↓
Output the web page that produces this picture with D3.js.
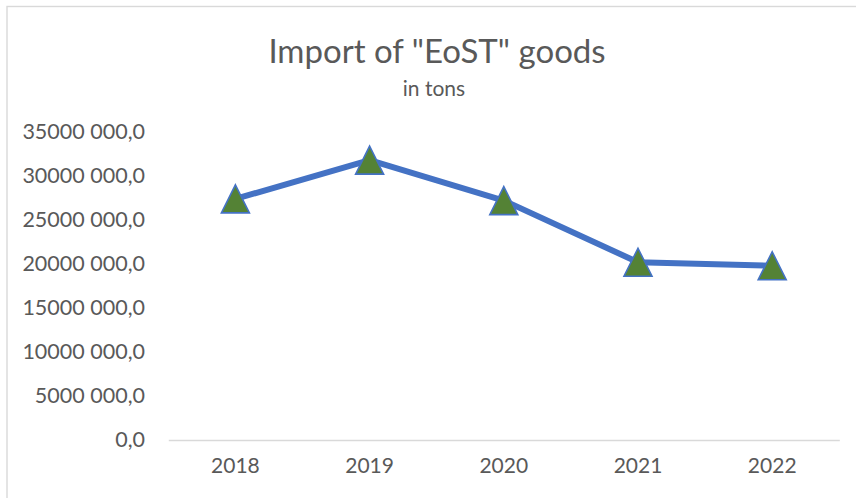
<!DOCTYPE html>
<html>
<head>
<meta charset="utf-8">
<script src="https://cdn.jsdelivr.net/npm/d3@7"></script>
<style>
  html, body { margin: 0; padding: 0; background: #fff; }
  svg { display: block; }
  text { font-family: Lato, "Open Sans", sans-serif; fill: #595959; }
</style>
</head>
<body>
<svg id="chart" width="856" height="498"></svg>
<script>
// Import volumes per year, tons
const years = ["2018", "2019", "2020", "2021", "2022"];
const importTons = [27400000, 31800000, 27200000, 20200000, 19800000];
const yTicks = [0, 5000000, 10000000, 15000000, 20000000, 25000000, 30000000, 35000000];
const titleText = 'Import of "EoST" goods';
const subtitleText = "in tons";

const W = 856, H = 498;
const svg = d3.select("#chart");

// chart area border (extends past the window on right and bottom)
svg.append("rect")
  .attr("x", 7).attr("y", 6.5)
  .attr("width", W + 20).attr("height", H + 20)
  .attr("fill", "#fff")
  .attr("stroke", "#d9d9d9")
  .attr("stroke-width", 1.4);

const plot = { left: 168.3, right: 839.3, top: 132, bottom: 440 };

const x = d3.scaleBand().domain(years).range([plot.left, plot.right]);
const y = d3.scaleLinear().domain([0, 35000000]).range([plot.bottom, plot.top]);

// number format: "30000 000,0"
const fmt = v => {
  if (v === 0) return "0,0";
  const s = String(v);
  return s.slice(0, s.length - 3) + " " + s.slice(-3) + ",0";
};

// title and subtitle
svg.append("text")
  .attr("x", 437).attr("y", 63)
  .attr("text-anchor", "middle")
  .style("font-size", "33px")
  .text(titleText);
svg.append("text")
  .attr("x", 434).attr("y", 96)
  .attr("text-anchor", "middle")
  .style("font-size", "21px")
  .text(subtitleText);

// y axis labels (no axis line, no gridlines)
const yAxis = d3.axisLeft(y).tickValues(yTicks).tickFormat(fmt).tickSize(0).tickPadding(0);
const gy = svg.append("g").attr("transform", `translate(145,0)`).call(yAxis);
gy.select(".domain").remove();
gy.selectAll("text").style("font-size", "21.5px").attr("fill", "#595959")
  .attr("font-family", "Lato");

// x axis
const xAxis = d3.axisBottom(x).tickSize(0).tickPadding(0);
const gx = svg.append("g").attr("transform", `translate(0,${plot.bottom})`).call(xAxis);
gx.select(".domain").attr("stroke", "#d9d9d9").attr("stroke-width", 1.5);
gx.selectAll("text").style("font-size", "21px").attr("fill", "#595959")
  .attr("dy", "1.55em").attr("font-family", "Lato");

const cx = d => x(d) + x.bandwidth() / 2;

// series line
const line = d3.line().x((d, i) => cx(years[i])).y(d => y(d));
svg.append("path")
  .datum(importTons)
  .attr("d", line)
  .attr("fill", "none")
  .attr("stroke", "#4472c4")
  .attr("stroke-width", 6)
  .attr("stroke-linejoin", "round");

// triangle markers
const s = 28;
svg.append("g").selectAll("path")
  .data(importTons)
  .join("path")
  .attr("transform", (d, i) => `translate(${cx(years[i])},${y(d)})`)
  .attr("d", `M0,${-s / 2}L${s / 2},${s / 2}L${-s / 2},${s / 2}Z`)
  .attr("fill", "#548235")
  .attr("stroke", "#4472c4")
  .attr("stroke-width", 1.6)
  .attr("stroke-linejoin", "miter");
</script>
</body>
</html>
↑
> [Task objective]: Transcribe the whole listing, character for character, but not its images.

> [Answer to the task]:
Output the web page that produces this picture with D3.js.
<!DOCTYPE html>
<html>
<head>
<meta charset="utf-8">
<script src="https://cdn.jsdelivr.net/npm/d3@7"></script>
<style>
  html, body { margin: 0; padding: 0; background: #fff; }
  svg { display: block; }
  text { font-family: Lato, "Open Sans", sans-serif; fill: #595959; }
</style>
</head>
<body>
<svg id="chart" width="856" height="498"></svg>
<script>
// Import volumes per year, tons
const years = ["2018", "2019", "2020", "2021", "2022"];
const importTons = [27400000, 31800000, 27200000, 20200000, 19800000];
const yTicks = [0, 5000000, 10000000, 15000000, 20000000, 25000000, 30000000, 35000000];
const titleText = 'Import of "EoST" goods';
const subtitleText = "in tons";

const W = 856, H = 498;
const svg = d3.select("#chart");

// chart area border (extends past the window on right and bottom)
svg.append("rect")
  .attr("x", 7).attr("y", 6.5)
  .attr("width", W + 20).attr("height", H + 20)
  .attr("fill", "#fff")
  .attr("stroke", "#d9d9d9")
  .attr("stroke-width", 1.4);

const plot = { left: 168.3, right: 839.3, top: 132, bottom: 440 };

const x = d3.scaleBand().domain(years).range([plot.left, plot.right]);
const y = d3.scaleLinear().domain([0, 35000000]).range([plot.bottom, plot.top]);

// number format: "30000 000,0"
const fmt = v => {
  if (v === 0) return "0,0";
  const s = String(v);
  return s.slice(0, s.length - 3) + " " + s.slice(-3) + ",0";
};

// title and subtitle
svg.append("text")
  .attr("x", 437).attr("y", 63)
  .attr("text-anchor", "middle")
  .style("font-size", "33px")
  .text(titleText);
svg.append("text")
  .attr("x", 434).attr("y", 96)
  .attr("text-anchor", "middle")
  .style("font-size", "21px")
  .text(subtitleText);

// y axis labels (no axis line, no gridlines)
const yAxis = d3.axisLeft(y).tickValues(yTicks).tickFormat(fmt).tickSize(0).tickPadding(0);
const gy = svg.append("g").attr("transform", `translate(145,0)`).call(yAxis);
gy.select(".domain").remove();
gy.selectAll("text").style("font-size", "21.5px").attr("fill", "#595959")
  .attr("font-family", "Lato");

// x axis
const xAxis = d3.axisBottom(x).tickSize(0).tickPadding(0);
const gx = svg.append("g").attr("transform", `translate(0,${plot.bottom})`).call(xAxis);
gx.select(".domain").attr("stroke", "#d9d9d9").attr("stroke-width", 1.5);
gx.selectAll("text").style("font-size", "21px").attr("fill", "#595959")
  .attr("dy", "1.55em").attr("font-family", "Lato");

const cx = d => x(d) + x.bandwidth() / 2;

// series line
const line = d3.line().x((d, i) => cx(years[i])).y(d => y(d));
svg.append("path")
  .datum(importTons)
  .attr("d", line)
  .attr("fill", "none")
  .attr("stroke", "#4472c4")
  .attr("stroke-width", 6)
  .attr("stroke-linejoin", "round");

// triangle markers
const s = 28;
svg.append("g").selectAll("path")
  .data(importTons)
  .join("path")
  .attr("transform", (d, i) => `translate(${cx(years[i])},${y(d)})`)
  .attr("d", `M0,${-s / 2}L${s / 2},${s / 2}L${-s / 2},${s / 2}Z`)
  .attr("fill", "#548235")
  .attr("stroke", "#4472c4")
  .attr("stroke-width", 1.6)
  .attr("stroke-linejoin", "miter");
</script>
</body>
</html>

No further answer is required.